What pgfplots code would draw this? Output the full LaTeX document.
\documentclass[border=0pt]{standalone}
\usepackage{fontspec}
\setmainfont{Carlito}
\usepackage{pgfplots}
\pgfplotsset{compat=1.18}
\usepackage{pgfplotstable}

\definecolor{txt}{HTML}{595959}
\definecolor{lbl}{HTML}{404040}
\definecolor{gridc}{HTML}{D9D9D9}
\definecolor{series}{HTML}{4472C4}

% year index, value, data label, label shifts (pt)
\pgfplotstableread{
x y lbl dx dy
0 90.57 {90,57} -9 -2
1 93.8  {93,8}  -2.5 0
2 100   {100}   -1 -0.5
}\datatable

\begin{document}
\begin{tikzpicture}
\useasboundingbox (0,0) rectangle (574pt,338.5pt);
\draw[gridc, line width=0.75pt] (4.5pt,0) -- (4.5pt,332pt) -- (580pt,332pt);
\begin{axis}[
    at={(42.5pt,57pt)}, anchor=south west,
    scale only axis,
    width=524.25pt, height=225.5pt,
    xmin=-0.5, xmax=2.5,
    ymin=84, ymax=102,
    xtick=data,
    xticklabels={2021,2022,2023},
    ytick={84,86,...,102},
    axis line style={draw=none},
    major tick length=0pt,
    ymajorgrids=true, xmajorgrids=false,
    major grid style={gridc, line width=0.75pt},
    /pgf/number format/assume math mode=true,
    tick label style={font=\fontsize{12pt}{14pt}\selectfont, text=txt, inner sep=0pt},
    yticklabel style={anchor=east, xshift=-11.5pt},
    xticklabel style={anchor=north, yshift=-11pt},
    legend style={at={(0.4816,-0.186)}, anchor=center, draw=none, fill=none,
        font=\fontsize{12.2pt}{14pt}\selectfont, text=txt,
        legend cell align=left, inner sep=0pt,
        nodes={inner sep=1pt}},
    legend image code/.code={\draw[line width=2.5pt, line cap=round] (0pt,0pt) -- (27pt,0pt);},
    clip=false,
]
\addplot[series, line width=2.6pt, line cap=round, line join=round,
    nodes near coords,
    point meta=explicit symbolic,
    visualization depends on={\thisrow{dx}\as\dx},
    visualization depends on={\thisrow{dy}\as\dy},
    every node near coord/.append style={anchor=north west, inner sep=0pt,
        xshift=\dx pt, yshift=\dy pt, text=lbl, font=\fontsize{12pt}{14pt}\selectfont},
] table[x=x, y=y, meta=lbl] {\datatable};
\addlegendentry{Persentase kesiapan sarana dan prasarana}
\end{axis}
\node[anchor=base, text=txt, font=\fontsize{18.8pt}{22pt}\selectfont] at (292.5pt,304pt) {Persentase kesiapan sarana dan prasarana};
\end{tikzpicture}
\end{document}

※ ※ ※

- Exercise directions
Word for word, restate all of the data shown above.

- Completed task
What pgfplots code would draw this? Output the full LaTeX document.
\documentclass[border=0pt]{standalone}
\usepackage{fontspec}
\setmainfont{Carlito}
\usepackage{pgfplots}
\pgfplotsset{compat=1.18}
\usepackage{pgfplotstable}

\definecolor{txt}{HTML}{595959}
\definecolor{lbl}{HTML}{404040}
\definecolor{gridc}{HTML}{D9D9D9}
\definecolor{series}{HTML}{4472C4}

% year index, value, data label, label shifts (pt)
\pgfplotstableread{
x y lbl dx dy
0 90.57 {90,57} -9 -2
1 93.8  {93,8}  -2.5 0
2 100   {100}   -1 -0.5
}\datatable

\begin{document}
\begin{tikzpicture}
\useasboundingbox (0,0) rectangle (574pt,338.5pt);
\draw[gridc, line width=0.75pt] (4.5pt,0) -- (4.5pt,332pt) -- (580pt,332pt);
\begin{axis}[
    at={(42.5pt,57pt)}, anchor=south west,
    scale only axis,
    width=524.25pt, height=225.5pt,
    xmin=-0.5, xmax=2.5,
    ymin=84, ymax=102,
    xtick=data,
    xticklabels={2021,2022,2023},
    ytick={84,86,...,102},
    axis line style={draw=none},
    major tick length=0pt,
    ymajorgrids=true, xmajorgrids=false,
    major grid style={gridc, line width=0.75pt},
    /pgf/number format/assume math mode=true,
    tick label style={font=\fontsize{12pt}{14pt}\selectfont, text=txt, inner sep=0pt},
    yticklabel style={anchor=east, xshift=-11.5pt},
    xticklabel style={anchor=north, yshift=-11pt},
    legend style={at={(0.4816,-0.186)}, anchor=center, draw=none, fill=none,
        font=\fontsize{12.2pt}{14pt}\selectfont, text=txt,
        legend cell align=left, inner sep=0pt,
        nodes={inner sep=1pt}},
    legend image code/.code={\draw[line width=2.5pt, line cap=round] (0pt,0pt) -- (27pt,0pt);},
    clip=false,
]
\addplot[series, line width=2.6pt, line cap=round, line join=round,
    nodes near coords,
    point meta=explicit symbolic,
    visualization depends on={\thisrow{dx}\as\dx},
    visualization depends on={\thisrow{dy}\as\dy},
    every node near coord/.append style={anchor=north west, inner sep=0pt,
        xshift=\dx pt, yshift=\dy pt, text=lbl, font=\fontsize{12pt}{14pt}\selectfont},
] table[x=x, y=y, meta=lbl] {\datatable};
\addlegendentry{Persentase kesiapan sarana dan prasarana}
\end{axis}
\node[anchor=base, text=txt, font=\fontsize{18.8pt}{22pt}\selectfont] at (292.5pt,304pt) {Persentase kesiapan sarana dan prasarana};
\end{tikzpicture}
\end{document}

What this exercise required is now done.